Nothing changes. Gun rights advocates say: Now’s not an appropriate time to have those conversations.
Others ask: If not now, when?
Gun violence put into a broader context is staggering. The number of people killed from terror attacks in the United States between 2004 and 2013 totals 36; during that same span, the number of dead across America from firearms stands at more than 316,000.
“It’s gotta change. We can do better,” says Paul Kemp, a gun owner and advocate for change in gun laws. “Everybody thinks they’re immune to it and that it will never happen to me. But that is a false sense of security.”
Kemp lives a few hours up the road from Roseburg. He knows exactly what the nine families of those slain in the campus shootings are going through. They haven’t slept. They’re writing obits. They’re working with funeral homes to retrieve their loved ones.
The grief-stricken must figure out ways to tell family: sons and daughters, aunts and uncles, grandparents and cousins.
Kemp’s brother-in-law, Steve Forsyth, 45, was one of two people killed by a masked gunman in a mall in Clackamas, Oregon, on December 11, 2012 – three days before the massacre at Sandy Hook Elementary School in Newtown, Connecticut.

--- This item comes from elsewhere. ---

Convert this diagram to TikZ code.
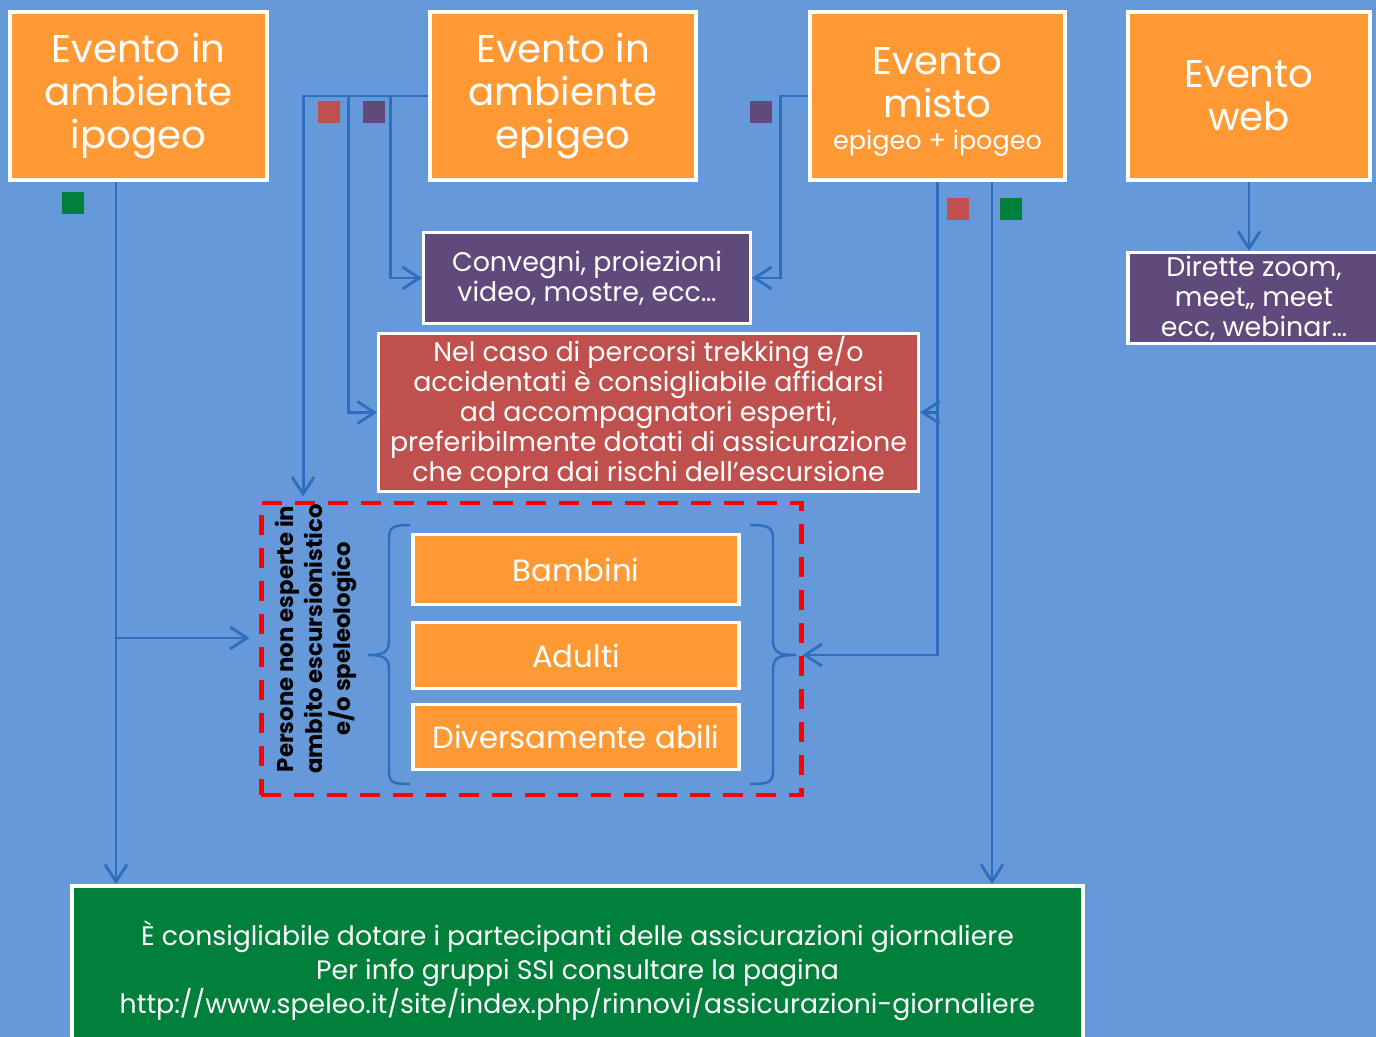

The gunman fired more than 60 rounds, wounding a third person, before taking his own life.
The first thing Kemp’s sister wanted to know was: Did my husband suffer?
“The detective said, ‘No, he did not. He was shot in the back of the head and was probably dead before he hit the floor.’
“Those are the types of questions people who lost a child are going to be asking because that’s what they want to know. They want to get some sliver of good news out of this bulls***. The fact that Steve did not suffer was a relief to my sister – because at that point, what do you have left?”
They will endure other firsts. First birthdays without their loved ones. The first Thanksgiving. The first Christmas or New Year’s.
Amid his grief, Kemp took action. A hunter since he was a boy, he decided to speak up for America’s “good” gun owners. He helped form a group called Gun Owners for Responsible Ownership. “There is no single solution, but it doesn’t take a lot of research to know that background checks and some common sense gun legislation will reduce the numbers.”
He thinks about the survivors in Roseburg. Those who watched classmates get killed. Those who heard the gunshots and screams. They are enduring their own trauma: “Their lives are forever changed.”
Jenna Yuille clings to a photograph taken of her with her mother, Cindy. In it, the daughter wears a collection of cords atop her green University of Oregon gown, each one representing an honor she’d earned. Standing beside her, her mother beams.
Her mother was killed in the same Oregon mall shooting that took Kemp’s brother-in-law. She still yearns for her mom daily, especially when pivotal life moments come around – like the celebration of a new job.
“I think about how proud she’d be of everything I’m doing.”
But as news of Thursday’s shooting made headlines, memories of the day she lost her mother flooded back.
“Once again here in Oregon, our community has been torn apart by a tragic and senseless act of gun violence,” she wrote. “While we still have much to learn about the details surrounding this horrific act, it is clear we cannot, as a nation, sit idly by without taking meaningful action to end gun violence in America.”
What will it take?
“It is going to continue happening until we decide we want them to stop,” Oregon Gov. Kate Brown said.
Many believed Newtown – with 20 first-graders slain in school – would lead to measures that could stop gun violence. There seems to be renewed resolve now. But will it last?